The number of long-term unemployed (those jobless for 27 weeks or more) increased by 270,000 to 2.9 million in February. Over the past 12 months, the number of long-term unemployed was up by 1.6 million. (See table A-9.)

.....

In February, the number of persons who worked part time for economic reasons (sometimes referred to as involuntary part-time workers) rose by 787,000, reaching 8.6 million. The number of such workers rose by 3.7 million over the past 12 months. This category includes persons who would like to work full time but were working part time because their hours had been cut back or because they were unable to find full-time jobs. (See table A-5.)

.....

About 2.1 million persons (not seasonally adjusted) were marginally attached to the labor force in February, 466,000 more than a year earlier. These individuals wanted and were available for work and had looked for a job sometime in the prior 12 months. They were not counted as unemployed because they had not searched for work in the 4 weeks preceding the survey. Among the marginally attached, there were 731,000 discouraged workers in February, up by 335,000 from a year earlier. Discouraged workers are persons not currently looking for work because they believe no jobs are available for them. The other 1.3 million persons marginally attached to the labor force in February had not searched for work in the 4 weeks preceding
the survey for reasons such as school attendance or family responsibilities. (See table A-13.)

.....

Total nonfarm payroll employment dropped by 651,000 in February. Since the recession began in December 2007, about 4.4 million jobs have been lost, with more than half (2.6 million) of the decrease occurring in the last 4 months. In February, employment declined in most major industry sectors, with the largest losses occurring in professional and business services, manufacturing, and construction. Health care continued to add jobs over the month. (See table B-1.)

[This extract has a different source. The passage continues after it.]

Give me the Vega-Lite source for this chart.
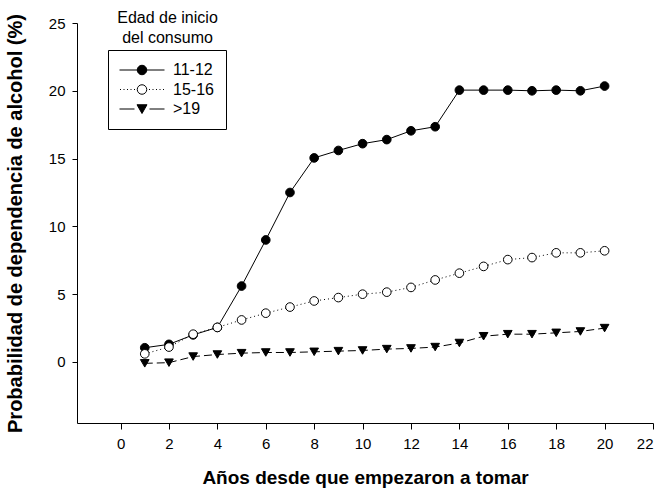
{
  "$schema": "https://vega.github.io/schema/vega-lite/v6.json",
  "autosize": {"type": "none"},
  "padding": {"left": 77, "top": 23, "right": 10, "bottom": 65},
  "width": 576,
  "height": 400,
  "background": "white",
  "config": {
    "view": {"stroke": null},
    "axis": {
      "grid": false,
      "domainColor": "black",
      "domainWidth": 1,
      "tickColor": "black",
      "tickWidth": 1,
      "labelFont": "Liberation Sans",
      "labelFontSize": 15,
      "labelColor": "black",
      "titleFont": "Liberation Sans",
      "titleFontSize": 19,
      "titleFontWeight": "bold",
      "titleColor": "black"
    }
  },
  "datasets": {
    "series": [
      {"years": 1, "prob": 1.05, "group": "11-12"},
      {"years": 2, "prob": 1.3, "group": "11-12"},
      {"years": 3, "prob": 2.0, "group": "11-12"},
      {"years": 4, "prob": 2.55, "group": "11-12"},
      {"years": 5, "prob": 5.6, "group": "11-12"},
      {"years": 6, "prob": 9.0, "group": "11-12"},
      {"years": 7, "prob": 12.5, "group": "11-12"},
      {"years": 8, "prob": 15.05, "group": "11-12"},
      {"years": 9, "prob": 15.6, "group": "11-12"},
      {"years": 10, "prob": 16.1, "group": "11-12"},
      {"years": 11, "prob": 16.4, "group": "11-12"},
      {"years": 12, "prob": 17.05, "group": "11-12"},
      {"years": 13, "prob": 17.35, "group": "11-12"},
      {"years": 14, "prob": 20.05, "group": "11-12"},
      {"years": 15, "prob": 20.05, "group": "11-12"},
      {"years": 16, "prob": 20.05, "group": "11-12"},
      {"years": 17, "prob": 20.0, "group": "11-12"},
      {"years": 18, "prob": 20.05, "group": "11-12"},
      {"years": 19, "prob": 20.0, "group": "11-12"},
      {"years": 20, "prob": 20.35, "group": "11-12"},
      {"years": 1, "prob": 0.6, "group": "15-16"},
      {"years": 2, "prob": 1.1, "group": "15-16"},
      {"years": 3, "prob": 2.05, "group": "15-16"},
      {"years": 4, "prob": 2.55, "group": "15-16"},
      {"years": 5, "prob": 3.1, "group": "15-16"},
      {"years": 6, "prob": 3.6, "group": "15-16"},
      {"years": 7, "prob": 4.05, "group": "15-16"},
      {"years": 8, "prob": 4.5, "group": "15-16"},
      {"years": 9, "prob": 4.75, "group": "15-16"},
      {"years": 10, "prob": 5.0, "group": "15-16"},
      {"years": 11, "prob": 5.15, "group": "15-16"},
      {"years": 12, "prob": 5.5, "group": "15-16"},
      {"years": 13, "prob": 6.05, "group": "15-16"},
      {"years": 14, "prob": 6.55, "group": "15-16"},
      {"years": 15, "prob": 7.05, "group": "15-16"},
      {"years": 16, "prob": 7.55, "group": "15-16"},
      {"years": 17, "prob": 7.7, "group": "15-16"},
      {"years": 18, "prob": 8.05, "group": "15-16"},
      {"years": 19, "prob": 8.05, "group": "15-16"},
      {"years": 20, "prob": 8.2, "group": "15-16"},
      {"years": 1, "prob": -0.1, "group": ">19"},
      {"years": 2, "prob": -0.05, "group": ">19"},
      {"years": 3, "prob": 0.4, "group": ">19"},
      {"years": 4, "prob": 0.55, "group": ">19"},
      {"years": 5, "prob": 0.65, "group": ">19"},
      {"years": 6, "prob": 0.7, "group": ">19"},
      {"years": 7, "prob": 0.7, "group": ">19"},
      {"years": 8, "prob": 0.75, "group": ">19"},
      {"years": 9, "prob": 0.8, "group": ">19"},
      {"years": 10, "prob": 0.85, "group": ">19"},
      {"years": 11, "prob": 0.95, "group": ">19"},
      {"years": 12, "prob": 1.0, "group": ">19"},
      {"years": 13, "prob": 1.1, "group": ">19"},
      {"years": 14, "prob": 1.4, "group": ">19"},
      {"years": 15, "prob": 1.9, "group": ">19"},
      {"years": 16, "prob": 2.05, "group": ">19"},
      {"years": 17, "prob": 2.05, "group": ">19"},
      {"years": 18, "prob": 2.15, "group": ">19"},
      {"years": 19, "prob": 2.25, "group": ">19"},
      {"years": 20, "prob": 2.5, "group": ">19"}
    ],
    "legendTitle": [{"label": "Edad de inicio del consumo"}]
  },
  "layer": [
    {
      "data": {"name": "series"},
      "transform": [{"filter": "datum.group === '11-12'"}],
      "mark": {"type": "line", "color": "black", "strokeWidth": 1},
      "encoding": {
        "x": {
          "field": "years", "type": "quantitative",
          "scale": {"domain": [-1.8, 22], "nice": false, "zero": false},
          "axis": {"values": [0, 2, 4, 6, 8, 10, 12, 14, 16, 18, 20, 22], "tickSize": 6, "labelPadding": 7, "titlePadding": 17, "title": "Años desde que empezaron a tomar"}
        },
        "y": {
          "field": "prob", "type": "quantitative",
          "scale": {"domain": [-4.5, 25], "nice": false, "zero": false},
          "axis": {"values": [0, 5, 10, 15, 20, 25], "tickSize": 5, "labelPadding": 7, "titlePadding": 23, "titleFontSize": 20, "title": "Probabilidad de dependencia de alcohol (%)"}
        }
      }
    },
    {
      "data": {"name": "series"},
      "transform": [{"filter": "datum.group === '15-16'"}],
      "mark": {"type": "line", "color": "black", "strokeWidth": 1, "strokeDash": [1, 3]},
      "encoding": {
        "x": {"field": "years", "type": "quantitative"},
        "y": {"field": "prob", "type": "quantitative"}
      }
    },
    {
      "data": {"name": "series"},
      "transform": [{"filter": "datum.group === '>19'"}],
      "mark": {"type": "line", "color": "black", "strokeWidth": 1, "strokeDash": [8, 4]},
      "encoding": {
        "x": {"field": "years", "type": "quantitative"},
        "y": {"field": "prob", "type": "quantitative"}
      }
    },
    {
      "data": {"name": "series"},
      "transform": [{"filter": "datum.group === '11-12'"}],
      "mark": {"type": "point", "shape": "circle", "filled": true, "fill": "black", "stroke": "black", "strokeWidth": 1, "opacity": 1, "size": 75},
      "encoding": {
        "x": {"field": "years", "type": "quantitative"},
        "y": {"field": "prob", "type": "quantitative"}
      }
    },
    {
      "data": {"name": "series"},
      "transform": [{"filter": "datum.group === '15-16'"}],
      "mark": {"type": "point", "shape": "circle", "filled": true, "fill": "white", "stroke": "black", "strokeWidth": 1, "opacity": 1, "size": 75},
      "encoding": {
        "x": {"field": "years", "type": "quantitative"},
        "y": {"field": "prob", "type": "quantitative"}
      }
    },
    {
      "data": {"name": "series"},
      "transform": [{"filter": "datum.group === '>19'"}],
      "mark": {"type": "point", "shape": "triangle-down", "filled": true, "fill": "black", "stroke": "black", "strokeWidth": 1, "opacity": 1, "size": 75},
      "encoding": {
        "x": {"field": "years", "type": "quantitative"},
        "y": {"field": "prob", "type": "quantitative"}
      }
    },
    {
      "data": {"name": "series"},
      "mark": {"type": "point", "filled": true, "strokeWidth": 1, "opacity": 0, "size": 100},
      "encoding": {
        "x": {"field": "years", "type": "quantitative"},
        "y": {"field": "prob", "type": "quantitative"},
        "fill": {
          "field": "group", "type": "nominal",
          "scale": {"domain": ["11-12", "15-16", ">19"], "range": ["black", "white", "black"]}
        },
        "stroke": {
          "field": "group", "type": "nominal",
          "scale": {"domain": ["11-12", "15-16", ">19"], "range": ["black", "black", "black"]}
        },
        "shape": {
          "field": "group", "type": "nominal",
          "scale": {
            "domain": ["11-12", "15-16", ">19"],
            "range": [
              "M-4.5,0H4.5M-0.95,0A0.95,0.95 0 1,0 0.95,0A0.95,0.95 0 1,0 -0.95,0Z",
              "M-4.4,0h0.2M-3.7,0h0.2M-3.0,0h0.2M-2.3,0h0.2M-1.6,0h0.2M1.4,0h0.2M2.1,0h0.2M2.8,0h0.2M3.5,0h0.2M4.2,0h0.2M-0.95,0A0.95,0.95 0 1,0 0.95,0A0.95,0.95 0 1,0 -0.95,0Z",
              "M-4.5,0H-1.5M1.5,0H4.5M-1,-0.85L1,-0.85L0,0.9Z"
            ]
          },
          "legend": {
            "title": null,
            "orient": "none",
            "legendX": 31,
            "legendY": 27,
            "strokeColor": "black",
            "padding": 12,
            "symbolSize": 100,
            "symbolOpacity": 1,
            "symbolStrokeWidth": 1,
            "symbolOffset": 14,
            "labelOffset": 23,
            "labelFont": "Liberation Sans",
            "labelFontSize": 16,
            "labelColor": "black",
            "rowPadding": 3.5,
            "labelExpr": "datum.label + '\u00a0\u00a0'"
          }
        }
      }
    },
    {
      "data": {"name": "legendTitle"},
      "mark": {"type": "text", "text": ["Edad de inicio", "del consumo"], "font": "Liberation Sans", "fontSize": 16, "lineHeight": 20, "align": "center", "baseline": "middle", "color": "black"},
      "encoding": {
        "x": {"datum": 1.94, "type": "quantitative"},
        "y": {"datum": 25.35, "type": "quantitative"}
      }
    }
  ]
}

Let's break this information down.

1.) The best read of job growth for the last expansion is a total of 8.2 million jobs created. 2.6 million jobs were lost in the last 4 months, or 31%. Since the recession began, we've lost 4.4 million jobs or 53%. There is no way to spin those numbers as anything except terrible.

2.) The number of people who worked part-time for economic reasons increased by 787,000. That's also a ton of people. That number has increased by 3.7 million over the last 12 months -- also a ton of people. That facts tells us two relevant data points. First, businesses are still cutting back sharply. Secondly, there is probably at least one more month of horrible job losses in the works; that number is simply too high for there not to be another serious round of job losses coming down the pike.

3.) Year over year, the unemployment rate of service occupations has increased from 6.7% to 9.1% the unemployment rate of natural resources, construction and maintenance has increased from 9.1% to 17.7% and the unemployment rate of production, transportation and material employment has increased from 6.6% to 13.1%.

4.) Hours worked is decreasing across a wide swath of industries.

Simply put, this is an incredibly ugly report.